What We Are Watching This Week

  • S&P Flash Services and Manufacturing  
  • Consumer Confidence 
  • Durable Goods 
  • Personal Consumption Expenditures  

Highlights From Last Week

  • US Retail Sales 
  • Empire Manufacturing Survey 
  • Housing Starts and Building Permits 
  • Federal Reserve Rate Announcement 

The large-cap indexes reached record highs as investors welcomed the start of what is widely expected to be an extended Federal Reserve rate-cutting cycle. The rally was broad, with smaller-cap indexes performing exceptionally well, although they remained below previous highs. Notably, the small-cap Russell 2000 Index finished the week about 9% below its November 2021 peak.  

Canadian equities faced challenges on Friday but finished in positive territory for the day and the week. On the economic front, retail sales in July rose by 0.9%, reaching $66.4 billion. Sales increased in seven out of nine sectors, with motor vehicle and parts dealers leading the gains. The new housing price index dropped sharply to 217,400 in August, down from 279,800 in July. Meanwhile, Statistics Canada reported that the industrial product price index fell by 0.8% month-over-month in August, though it rose 0.2% year-over-year. The raw materials price index saw a 3.1% monthly decline in August and a 2.5% decrease on an annual basis. 
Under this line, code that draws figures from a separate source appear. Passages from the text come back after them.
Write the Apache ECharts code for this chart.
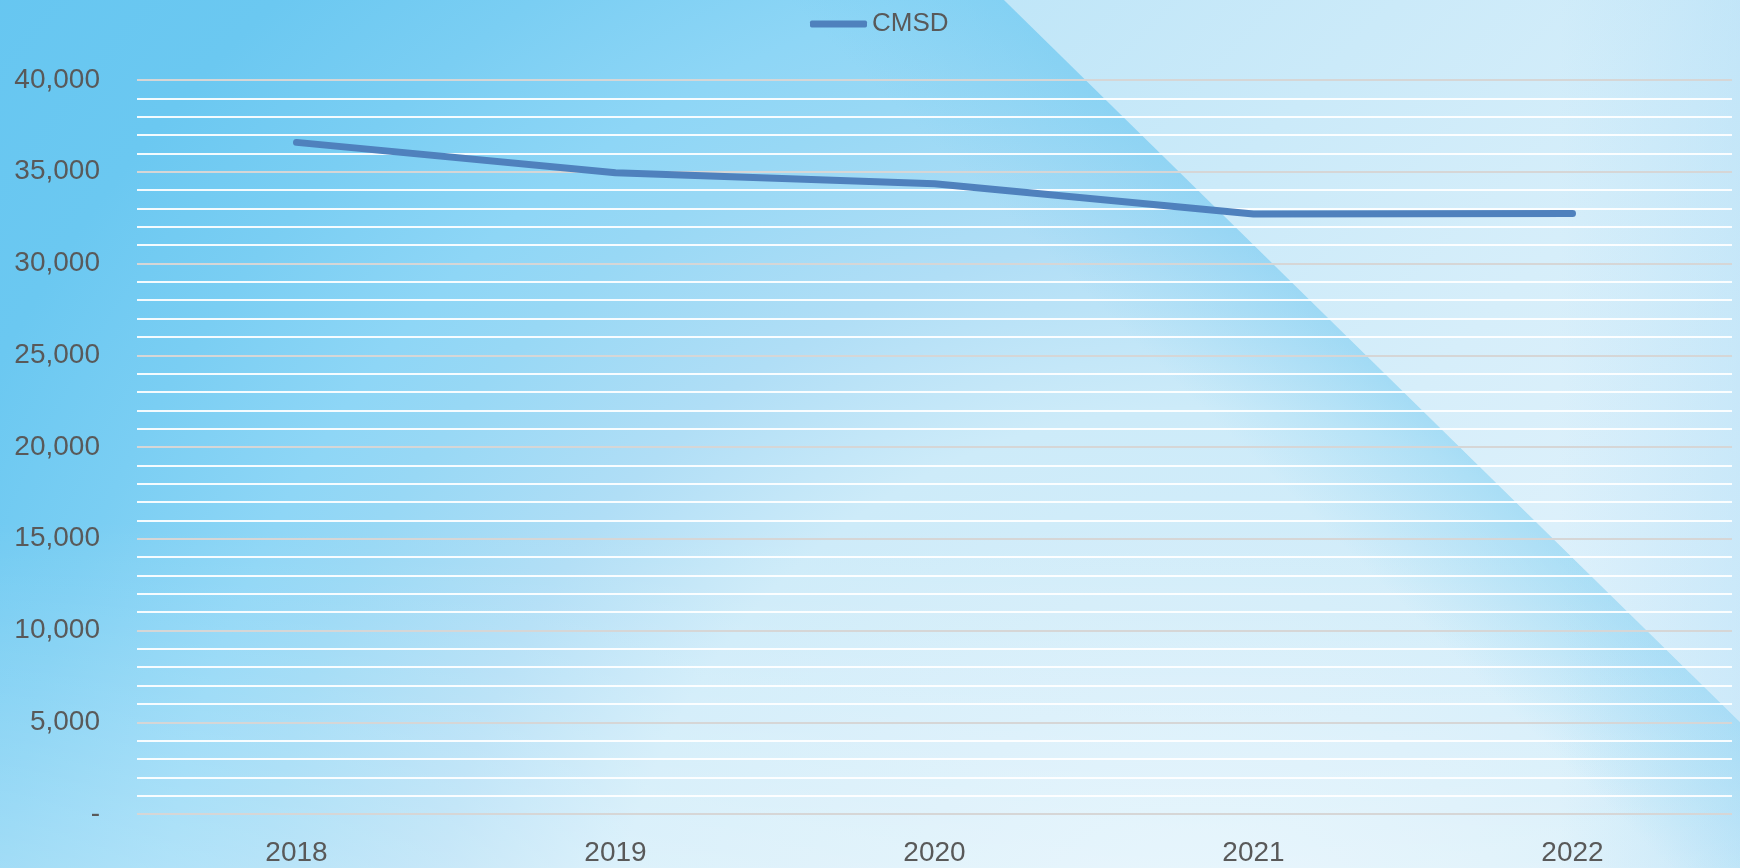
<!DOCTYPE html>
<html>
<head>
<meta charset="utf-8">
<script src="https://cdn.jsdelivr.net/npm/echarts@6/dist/echarts.min.js"></script>
<style>
html,body{margin:0;padding:0;}
#chart{width:1740px;height:868px;}
</style>
</head>
<body>
<div id="chart"></div>
<script>
const categories = ['2018', '2019', '2020', '2021', '2022'];
const seriesName = 'CMSD';
const cmsdValues = [36600, 34950, 34350, 32700, 32730];
const yTicks = [0, 5000, 10000, 15000, 20000, 25000, 30000, 35000, 40000];

const chart = echarts.init(document.getElementById('chart'), null, {renderer: 'canvas'});
const W = 1740, H = 868;
const LG = echarts.graphic.LinearGradient;
const RG = echarts.graphic.RadialGradient;

const option = {
  backgroundColor: 'transparent',
  textStyle: {fontFamily: 'Liberation Sans, Arial, sans-serif'},
  graphic: [
    {
      type: 'rect', z: -10, silent: true,
      shape: {x: 0, y: 0, width: W, height: H},
      style: {
        fill: new RG(1200, 1000, 1600, [
          {offset: 0, color: '#e0f3fc'},
          {offset: 0.2, color: '#d6eefa'},
          {offset: 0.37, color: '#cdebf9'},
          {offset: 0.48, color: '#b0def6'},
          {offset: 0.59, color: '#98d8f5'},
          {offset: 0.65, color: '#8ed6f6'},
          {offset: 0.75, color: '#7acef3'},
          {offset: 0.85, color: '#6bc8f1'},
          {offset: 1, color: '#66c6f1'}
        ], true)
      }
    },
    {
      type: 'rect', z: -9, silent: true,
      shape: {x: 0, y: 0, width: W, height: H},
      style: {
        fill: new LG(0, 0, 0, 1, [
          {offset: 0, color: 'rgba(255,255,255,0)'},
          {offset: 0.6, color: 'rgba(255,255,255,0)'},
          {offset: 1, color: 'rgba(255,255,255,0.3)'}
        ])
      }
    },
    {
      type: 'polygon', z: -8, silent: true,
      shape: {points: [[700, 0], [1004, 0], [1740, 722], [1740, 1000]]},
      style: {
        fill: new LG(897, 109, 1004, 0, [
          {offset: 0, color: 'rgba(110,200,240,0)'},
          {offset: 1, color: 'rgba(110,200,240,0.38)'}
        ], true)
      }
    },
    {
      type: 'polygon', z: -7, silent: true,
      shape: {points: [[1004, 0], [1740, 0], [1740, 722]]},
      style: {
        fill: new LG(1004, 0, 1740, 722, [
          {offset: 0, color: '#c0e6f8'},
          {offset: 0.55, color: '#d6eefa'},
          {offset: 1, color: '#e4f3fc'}
        ], true)
      }
    },
    {
      type: 'rect', z: -6, silent: true,
      shape: {x: 1560, y: 0, width: 180, height: 868},
      style: {
        fill: new LG(1560, 0, 1740, 0, [
          {offset: 0, color: 'rgba(160,215,245,0)'},
          {offset: 1, color: 'rgba(160,215,245,0.35)'}
        ], true)
      }
    }
  ],
  legend: {
    show: true,
    left: 805,
    top: 6,
    itemWidth: 57,
    itemHeight: 7,
    icon: 'roundRect',
    data: [seriesName],
    textStyle: {color: '#595959', fontSize: 26, fontFamily: 'Liberation Sans, Arial, sans-serif'}
  },
  grid: {left: 137, right: 8, top: 80, bottom: 54, containLabel: false},
  xAxis: {
    type: 'category',
    data: categories,
    boundaryGap: true,
    axisLine: {show: false},
    axisTick: {show: false},
    axisLabel: {color: '#595959', fontSize: 28, margin: 25, fontFamily: 'Liberation Sans, Arial, sans-serif'},
    splitLine: {show: false}
  },
  yAxis: {
    type: 'value',
    min: yTicks[0],
    max: yTicks[yTicks.length - 1],
    interval: yTicks[1] - yTicks[0],
    axisLine: {show: false},
    axisTick: {show: false},
    axisLabel: {
      color: '#595959', fontSize: 28, margin: 37,
      fontFamily: 'Liberation Sans, Arial, sans-serif',
      formatter: function (v) { return v === 0 ? '-' : v.toLocaleString('en-US'); }
    },
    splitLine: {show: true, lineStyle: {color: '#d6d6d6', width: 2}},
    minorTick: {show: false, splitNumber: 5},
    minorSplitLine: {show: true, lineStyle: {color: 'rgba(255,255,255,0.92)', width: 2}}
  },
  series: [{
    name: seriesName,
    type: 'line',
    data: cmsdValues,
    symbol: 'none',
    smooth: false,
    lineStyle: {color: '#4f81bd', width: 7, cap: 'round', join: 'round'},
    itemStyle: {color: '#4f81bd'},
    z: 5
  }],
  animation: false
};
chart.setOption(option);
</script>
</body>
</html>
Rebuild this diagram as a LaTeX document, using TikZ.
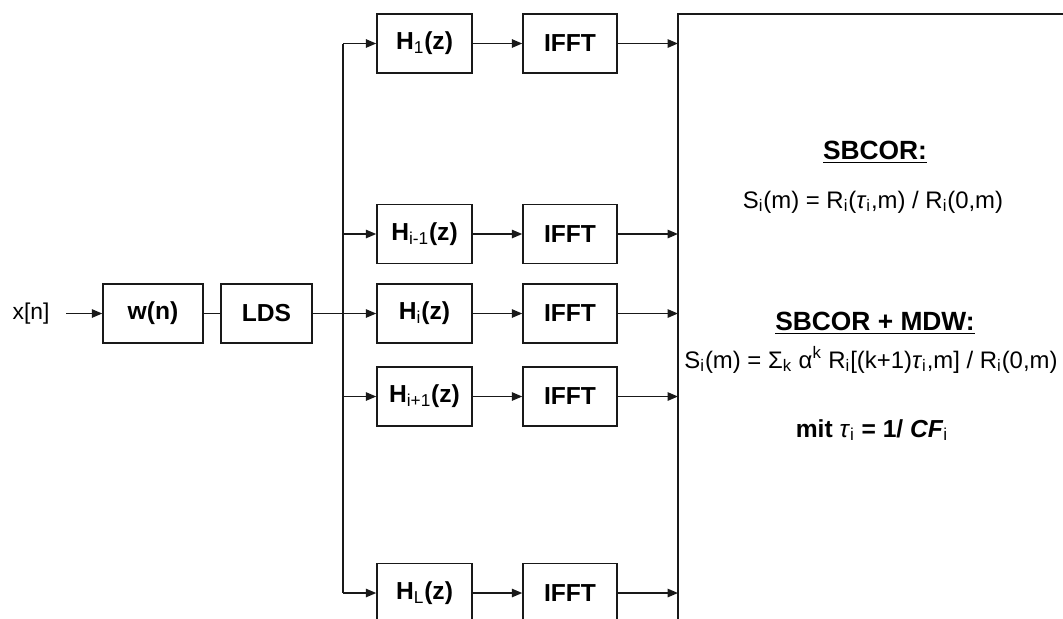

In Europe, the pan-European STOXX Europe 600 Index declined 0.33% in local currency terms as the initial rally spurred by the U.S. Federal Reserve’s rate cut faded, and investor caution over future monetary policy grew. Among major European stock indexes, Italy’s FTSE MIB rose 0.58%, France’s CAC 40 gained 0.47%, and Germany’s DAX saw a modest 0.11% increase. The U.K.’s FTSE 100 Index, however, fell 0.52%.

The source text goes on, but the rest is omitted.